In 2017, I traveled to Cody, Wyoming, to speak with people about a school board proposal that would allow teachers to carry concealed firearms in the classroom. My visit was intended to shape a single chapter I’d planned for a book-length exploration about guns and gun violence in America. Although my previous book publications were in poetry and lyric essays, and though I had no training as a journalist, I was determined to write this book as straightforward mass-market nonfiction. Appalled by the gun violence that plagues America, disgusted by the ways in which our firearm obsessions seem to preclude empathy, and exasperated by our ongoing failures to enact any meaningful legislative change, I worried that allowing this project to be shaped by lyric impulses or the inherent vicissitudes of the poetic line would serve as a hindrance to tackling the issue head on.
By the end of my time in Cody—during which I spoke to a wide range of community members, including the sheriff, the mayor, teachers, principals, and gun-owning school board members on both sides of the debate—I’d recorded many hours of interviews. Exhausted and reeling, I found myself with a few hours of free time on my hands and decided to stop into a downtown storefront adorned with a sign advertising “The Cody Dug Up Gun Museum.” Inside, I discovered a room packed with long vitrines containing pistols and rifles that had been unearthed in various locations across the country. The museum’s name, it turned out, was more descriptive than enigmatic. Here were guns mottled with rust and in various states of decay, discovered in the soil of Civil War battlefields, Western ghost towns, riverbeds, and the charred remains of frontier cabins. From the moment I began peering into those glass cases—many of which also contained mounds of dirt clumped with rocks and little tufts of grass—I began thinking about how the museum’s idiosyncratic theme might offer a new means of exploring the guns that saturate the American landscape. And yet, even if I felt the first tug of a metaphor at my sleeve, I also felt the pang of restraint. I had facts to parse and interviews to transcribe. The locked-in structure of my planned book meant that the chapter about Cody was relegated to exploring things such as holster design for educators. There was literally no space to interrogate the museum’s unearthed guns.
In a well-known letter to his brothers, the poet John Keats introduced the term “Negative Capability,” which privileges the capacity for dwelling “in uncertainties, Mysteries, doubts, without any irritable reaching after fact & reason.” Although Keats’ letters were admittedly far from my mind during my visit to Cody, that was to my detriment. Had I been a quicker study, I might have seen the inherent strangeness and resonant images of those dug-up guns as something that might facilitate a more meaningful engagement with our firearms than any orderly, fact-crammed prose. Had I taken a cue from Keats—as one should, without fail—I might have realized more quickly that my book project, wholly unreasonably, relied too much on reasoned argument.

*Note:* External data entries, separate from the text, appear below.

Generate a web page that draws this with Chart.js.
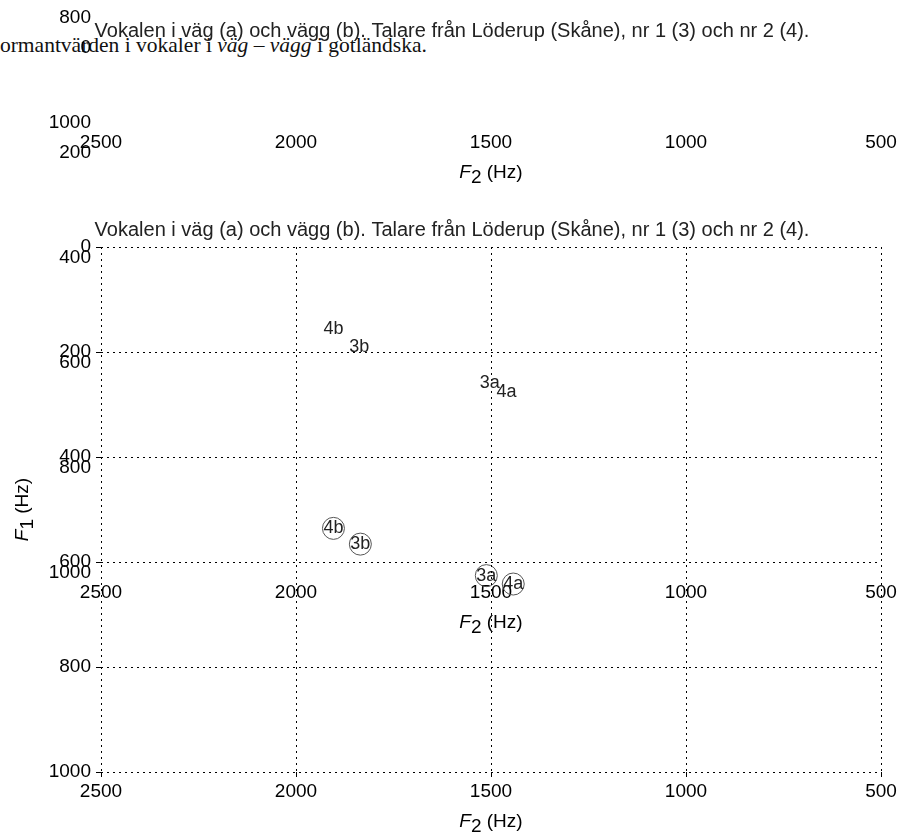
<!DOCTYPE html>
<html>
<head>
<meta charset="utf-8">
<script src="https://cdn.jsdelivr.net/npm/chart.js@4.4.1/dist/chart.umd.min.js"></script>
<style>
  html, body { margin: 0; padding: 0; background: #fff; }
  #stage { position: relative; width: 904px; height: 834px; overflow: hidden; }
  #stage canvas { position: absolute; left: 0; }
  #caption { position: absolute; left: -12px; top: 35px; font: 21.5px/21px "Liberation Serif", "Times New Roman", serif; color: #111; white-space: nowrap; }
</style>
</head>
<body>
<div id="stage">
  <div id="caption">Formantvärden i vokaler i <i>väg – vägg</i> i gotländska.</div>
  <canvas id="layerC" width="904" height="834" style="top:-649px"></canvas>
  <canvas id="layerB" width="904" height="834" style="top:-199px"></canvas>
  <canvas id="layerA" width="904" height="834" style="top:0"></canvas>
</div>
<script>
const titleText = 'Vokalen i väg (a) och vägg (b). Talare från Löderup (Skåne), nr 1 (3) och nr 2 (4).';
const xTicks = [2500, 2000, 1500, 1000, 500];
const yTicks = [0, 200, 400, 600, 800, 1000];
const pointLabels = ['4b', '3b', '3a', '4a'];
// plain text labels (main axes)
const f2Text = [1904, 1838, 1503, 1460];
const f1Text = [157, 191, 259, 276];
// circled labels (shifted copy of the axes)
const f2Ring = [1904, 1835, 1512, 1443];
const f1Ring = [915, 945, 1005, 1021];

const SANS = '"Liberation Sans", Arial, sans-serif';

// labels drawn at the scaled point positions, optionally with a ring
const pointText = {
  id: 'pointText',
  afterDatasetsDraw(chart) {
    const ctx = chart.ctx;
    chart.data.datasets.forEach((ds, i) => {
      if (!ds.texts) return;
      const meta = chart.getDatasetMeta(i);
      ctx.save();
      meta.data.forEach((pt, j) => {
        if (ds.ring) {
          ctx.beginPath();
          ctx.arc(pt.x, pt.y, ds.ring, 0, Math.PI * 2);
          ctx.strokeStyle = '#555';
          ctx.lineWidth = 1;
          ctx.stroke();
        }
        ctx.font = '18px ' + SANS;
        ctx.fillStyle = '#222';
        ctx.textAlign = 'center';
        ctx.textBaseline = 'middle';
        ctx.fillText(ds.texts[j], pt.x, pt.y);
      });
      ctx.restore();
    });
  }
};

function drawHzTitle(ctx, cx, y, sub) {
  const big = '19px ' + SANS;
  const it = 'italic ' + big;
  ctx.font = it;
  const wF = ctx.measureText('F').width;
  ctx.font = big;
  const wS = ctx.measureText(sub).width;
  const wH = ctx.measureText(' (Hz)').width;
  let x = cx - (wF + wS + wH) / 2;
  ctx.textAlign = 'left';
  ctx.font = it;
  ctx.fillText('F', x, y);
  x += wF;
  ctx.font = big;
  ctx.fillText(sub, x, y + 5);
  x += wS;
  ctx.fillText(' (Hz)', x, y);
}

const axisTitles = {
  id: 'axisTitles',
  afterDraw(chart, args, opts) {
    const { ctx, chartArea: a } = chart;
    ctx.save();
    ctx.fillStyle = '#000';
    ctx.textBaseline = 'alphabetic';
    if (opts.x) drawHzTitle(ctx, (a.left + a.right) / 2, a.bottom + 55, '2');
    if (opts.y) {
      ctx.translate(a.left - 73, (a.top + a.bottom) / 2);
      ctx.rotate(-Math.PI / 2);
      drawHzTitle(ctx, 0, 0, '1');
    }
    ctx.restore();
  }
};

function buildLayer(id, datasets, showGrid, yTitle) {
  const lineCol = showGrid ? '#000' : 'transparent';
  const tickFont = { family: SANS, size: 19 };
  return new Chart(document.getElementById(id), {
    type: 'scatter',
    data: { datasets: datasets },
    options: {
      responsive: false,
      animation: false,
      layout: { padding: { left: 0, right: 0, top: 218, bottom: 0 } },
      plugins: {
        legend: { display: false },
        tooltip: { enabled: false },
        title: {
          display: true,
          text: titleText,
          color: '#222',
          font: { family: SANS, size: 20, weight: 'normal', lineHeight: 1.2 },
          padding: { top: 0, bottom: 5 }
        },
        axisTitles: { x: true, y: yTitle }
      },
      scales: {
        x: {
          type: 'linear', reverse: true, min: 500, max: 2500,
          afterBuildTicks: s => { s.ticks = xTicks.map(v => ({ value: v })); },
          afterFit: s => { s.height = 62; },
          grid: { color: lineCol, lineWidth: 1, tickLength: 5, tickColor: lineCol, tickBorderDash: [] },
          border: { display: false, dash: [2, 4] },
          ticks: { color: '#000', font: tickFont, padding: 3, maxRotation: 0, callback: v => String(v) }
        },
        y: {
          type: 'linear', reverse: true, min: 0, max: 1000,
          afterBuildTicks: s => { s.ticks = yTicks.map(v => ({ value: v })); },
          afterFit: s => { s.width = 101; },
          grid: { color: lineCol, lineWidth: 1, tickLength: 5, tickColor: lineCol, tickBorderDash: [] },
          border: { display: false, dash: [2, 4] },
          ticks: { color: '#000', font: tickFont, padding: 5, callback: v => String(v) }
        },
        yR: {
          position: 'right', display: true,
          afterFit: s => { s.width = 23; },
          grid: { display: false },
          border: { display: false },
          ticks: { display: false }
        }
      }
    },
    plugins: [pointText, axisTitles]
  });
}

const textSet = {
  data: f2Text.map((x, i) => ({ x: x, y: f1Text[i] })),
  texts: pointLabels,
  pointRadius: 0,
  yAxisID: 'y'
};
const ringSet = {
  data: f2Ring.map((x, i) => ({ x: x, y: f1Ring[i] })),
  texts: pointLabels,
  ring: 11,
  pointRadius: 0,
  clip: false,
  yAxisID: 'y'
};

buildLayer('layerC', [], false, false);
buildLayer('layerB', [ringSet], false, false);
buildLayer('layerA', [textSet], true, true);
</script>
</body>
</html>
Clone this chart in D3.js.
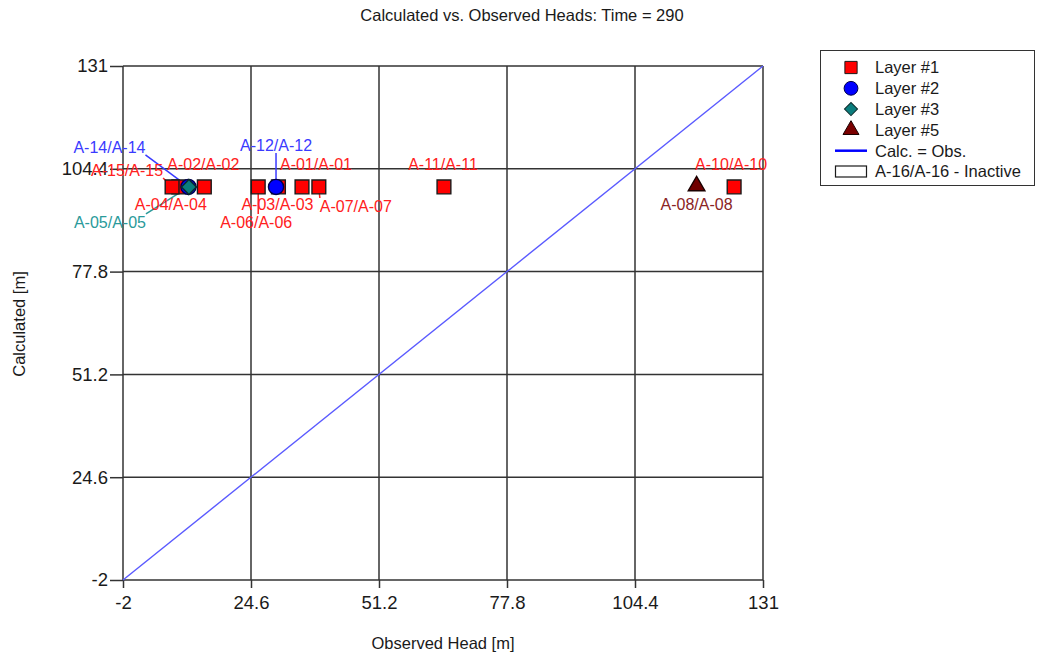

Matthew Olzmann’s poem “Letter Beginning with Two Lines by Czesław Miłosz” concludes with a haunting indictment of America’s firearm debates. “That click you hear?” the poem asks, “That’s just our voices / the deadbolt of discourse / sliding into place.” If, the poem suggests, we hope to avoid reducing our dialogue about guns to mere clicks that signify nothing but the end of a discussion, we need to find an entirely different language and means of action. America’s inability to accomplish the most common-sense changes to firearm legislation has long been untethered from reason. Perhaps at this stage of our dormant debates, poetry—by virtue of its varied forms, lyric images, and associative leaps, among many other things—offers a far better means of interrogating the grotesque mystery of our inexplicable failure to protect our citizens.
Although my planned nonfiction book about guns capsized for a variety of reasons, that turned out to be a serendipitous failure. Unable to relinquish so many of the stories and moments I’d encountered during my travels, I began writing a series of poems that was fueled by a more associative approach. In the end, Cody’s Dug Up Gun Museum inspired what became the wide-roaming title poem in The Dug-Up Gun Museum, a book of poems intended to be suggestive rather than exhaustive. Although that piece opens with descriptions of those rusted-out guns, its lens is far-ranging. “Tell all the truth, but tell it slant,” Emily Dickinson famously advised, and my poem found its requisite slope in the dirt mounded in museum vitrines before straying to a shooting range where visitors can pull the trigger on every gun that shaped American history (“From flintlock to full auto!”), a life-sized John Wayne cardboard cutout floating through the hallways of a high school during active shooter drills, a thirty-foot Winchester rifle sculpture perched on a gun shop roof, and, among many other things, a playground where a five-year-old finds a pistol discarded in the grass. The resulting piece isn’t interested in trying to resolve any Second Amendment debate. Instead, I hope that its jagged stanzas, far-flung content, and privileging of images over facts all contribute to a kind of kaleidoscope portrait of our post-truth, post-fact America through the lens of guns. While I’m desperate for real change and authentic conversation when it comes to firearms in America, I’ll also welcome any mode of discourse that veers from our same predictable deadbolt clicks and allows us to see anew the baffling tragedy of what we’ve normalized, and who we really are.